Show each line of the data below that has the string "this" in it.

> DATA PROVIDED:
■ ■ ■
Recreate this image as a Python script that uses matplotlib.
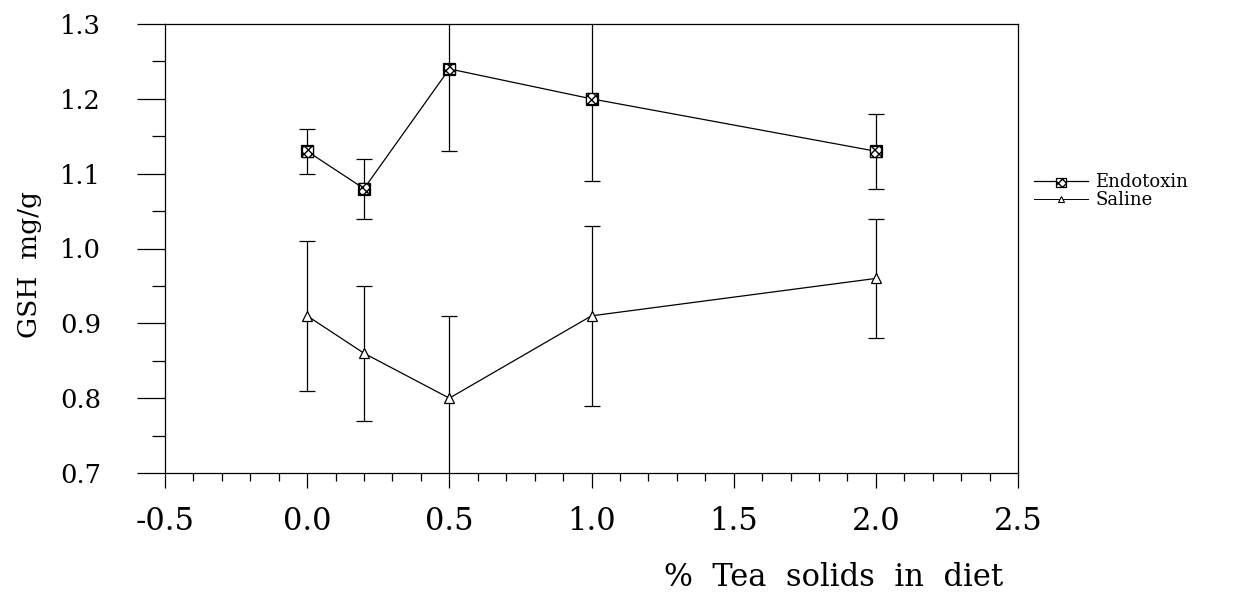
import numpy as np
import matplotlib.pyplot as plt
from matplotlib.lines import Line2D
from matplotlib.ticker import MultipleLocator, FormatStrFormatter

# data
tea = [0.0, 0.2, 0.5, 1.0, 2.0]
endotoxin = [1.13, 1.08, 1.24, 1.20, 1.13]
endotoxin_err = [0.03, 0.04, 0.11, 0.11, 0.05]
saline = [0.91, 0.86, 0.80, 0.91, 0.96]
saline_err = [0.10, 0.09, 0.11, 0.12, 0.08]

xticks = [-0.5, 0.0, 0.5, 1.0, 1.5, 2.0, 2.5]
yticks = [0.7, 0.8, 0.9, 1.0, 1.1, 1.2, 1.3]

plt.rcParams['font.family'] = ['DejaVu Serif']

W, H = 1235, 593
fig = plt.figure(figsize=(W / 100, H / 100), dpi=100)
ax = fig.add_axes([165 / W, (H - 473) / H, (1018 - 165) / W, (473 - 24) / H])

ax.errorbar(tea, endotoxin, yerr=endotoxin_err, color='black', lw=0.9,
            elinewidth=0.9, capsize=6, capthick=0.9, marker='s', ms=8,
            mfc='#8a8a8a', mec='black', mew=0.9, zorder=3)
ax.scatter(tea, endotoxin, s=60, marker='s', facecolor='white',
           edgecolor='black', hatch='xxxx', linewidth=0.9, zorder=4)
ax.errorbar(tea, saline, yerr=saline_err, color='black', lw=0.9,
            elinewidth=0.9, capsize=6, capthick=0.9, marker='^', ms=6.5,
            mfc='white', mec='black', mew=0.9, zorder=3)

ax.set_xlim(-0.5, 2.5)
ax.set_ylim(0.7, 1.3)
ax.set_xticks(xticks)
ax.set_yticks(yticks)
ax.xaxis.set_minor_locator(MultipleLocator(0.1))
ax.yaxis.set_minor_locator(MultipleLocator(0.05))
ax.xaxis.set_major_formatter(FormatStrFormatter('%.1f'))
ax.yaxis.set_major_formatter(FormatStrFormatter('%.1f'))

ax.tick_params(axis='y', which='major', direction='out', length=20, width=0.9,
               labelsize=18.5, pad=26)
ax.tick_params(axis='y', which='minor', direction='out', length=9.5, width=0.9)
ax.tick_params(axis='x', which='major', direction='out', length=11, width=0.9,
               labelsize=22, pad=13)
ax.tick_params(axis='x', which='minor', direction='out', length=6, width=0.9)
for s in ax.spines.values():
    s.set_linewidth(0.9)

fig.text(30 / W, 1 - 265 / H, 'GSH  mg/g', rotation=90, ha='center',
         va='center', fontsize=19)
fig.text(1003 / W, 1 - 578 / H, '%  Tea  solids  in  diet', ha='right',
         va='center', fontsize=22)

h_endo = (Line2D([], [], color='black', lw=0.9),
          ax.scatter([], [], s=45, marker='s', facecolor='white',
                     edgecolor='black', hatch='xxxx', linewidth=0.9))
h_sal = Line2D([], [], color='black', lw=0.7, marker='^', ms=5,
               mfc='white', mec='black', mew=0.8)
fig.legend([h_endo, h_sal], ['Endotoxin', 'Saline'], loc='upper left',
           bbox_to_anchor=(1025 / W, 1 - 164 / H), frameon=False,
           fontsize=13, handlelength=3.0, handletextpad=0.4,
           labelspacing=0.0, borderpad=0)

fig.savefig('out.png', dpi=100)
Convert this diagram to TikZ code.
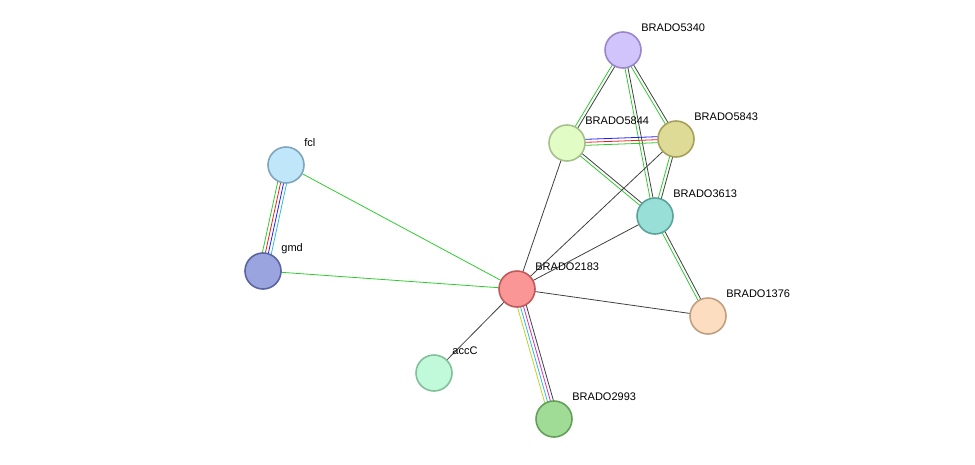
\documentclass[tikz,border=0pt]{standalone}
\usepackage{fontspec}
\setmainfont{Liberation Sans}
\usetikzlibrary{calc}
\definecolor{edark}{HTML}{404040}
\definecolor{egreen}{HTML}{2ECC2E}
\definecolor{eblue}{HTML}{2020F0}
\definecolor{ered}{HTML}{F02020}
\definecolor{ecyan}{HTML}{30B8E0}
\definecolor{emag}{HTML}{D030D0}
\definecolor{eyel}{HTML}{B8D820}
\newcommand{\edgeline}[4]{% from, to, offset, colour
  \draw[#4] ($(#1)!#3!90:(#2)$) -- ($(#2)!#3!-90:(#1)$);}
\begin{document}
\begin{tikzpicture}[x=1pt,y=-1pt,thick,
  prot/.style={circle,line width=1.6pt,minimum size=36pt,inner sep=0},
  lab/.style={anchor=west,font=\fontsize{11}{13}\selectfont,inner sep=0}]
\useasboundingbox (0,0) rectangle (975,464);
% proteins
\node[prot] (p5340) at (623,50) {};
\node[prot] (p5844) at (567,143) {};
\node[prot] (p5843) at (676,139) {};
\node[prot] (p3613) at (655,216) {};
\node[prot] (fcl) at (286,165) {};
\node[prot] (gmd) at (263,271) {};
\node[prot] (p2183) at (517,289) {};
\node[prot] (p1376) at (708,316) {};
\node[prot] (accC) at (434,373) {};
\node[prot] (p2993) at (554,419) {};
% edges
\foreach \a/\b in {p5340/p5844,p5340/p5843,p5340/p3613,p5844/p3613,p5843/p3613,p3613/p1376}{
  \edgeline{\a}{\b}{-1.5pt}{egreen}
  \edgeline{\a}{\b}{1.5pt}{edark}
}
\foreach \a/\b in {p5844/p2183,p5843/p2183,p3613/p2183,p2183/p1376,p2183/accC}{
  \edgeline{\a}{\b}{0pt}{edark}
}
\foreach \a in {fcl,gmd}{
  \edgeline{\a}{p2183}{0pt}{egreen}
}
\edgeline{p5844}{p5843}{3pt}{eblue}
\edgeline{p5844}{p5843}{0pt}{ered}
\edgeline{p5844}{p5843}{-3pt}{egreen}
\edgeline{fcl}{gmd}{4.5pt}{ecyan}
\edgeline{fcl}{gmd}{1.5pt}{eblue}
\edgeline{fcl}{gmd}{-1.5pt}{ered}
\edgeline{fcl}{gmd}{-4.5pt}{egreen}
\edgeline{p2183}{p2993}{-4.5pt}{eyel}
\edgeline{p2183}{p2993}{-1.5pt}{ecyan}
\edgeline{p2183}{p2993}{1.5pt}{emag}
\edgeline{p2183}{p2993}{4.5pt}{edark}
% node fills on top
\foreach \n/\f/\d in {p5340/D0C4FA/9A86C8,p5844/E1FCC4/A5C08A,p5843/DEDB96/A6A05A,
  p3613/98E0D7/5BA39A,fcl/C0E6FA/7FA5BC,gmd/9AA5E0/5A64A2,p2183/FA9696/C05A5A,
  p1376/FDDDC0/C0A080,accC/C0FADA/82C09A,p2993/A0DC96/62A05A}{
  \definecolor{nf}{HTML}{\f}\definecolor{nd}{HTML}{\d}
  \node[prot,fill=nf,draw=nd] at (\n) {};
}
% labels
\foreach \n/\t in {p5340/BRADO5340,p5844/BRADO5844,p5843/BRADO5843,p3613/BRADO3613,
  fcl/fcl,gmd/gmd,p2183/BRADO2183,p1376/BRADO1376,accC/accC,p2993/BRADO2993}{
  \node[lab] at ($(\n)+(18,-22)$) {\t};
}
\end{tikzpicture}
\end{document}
■ ■ ■
> IN RESPONSE:
Recreate this image as a Python script that uses matplotlib.
Convert this diagram to TikZ code.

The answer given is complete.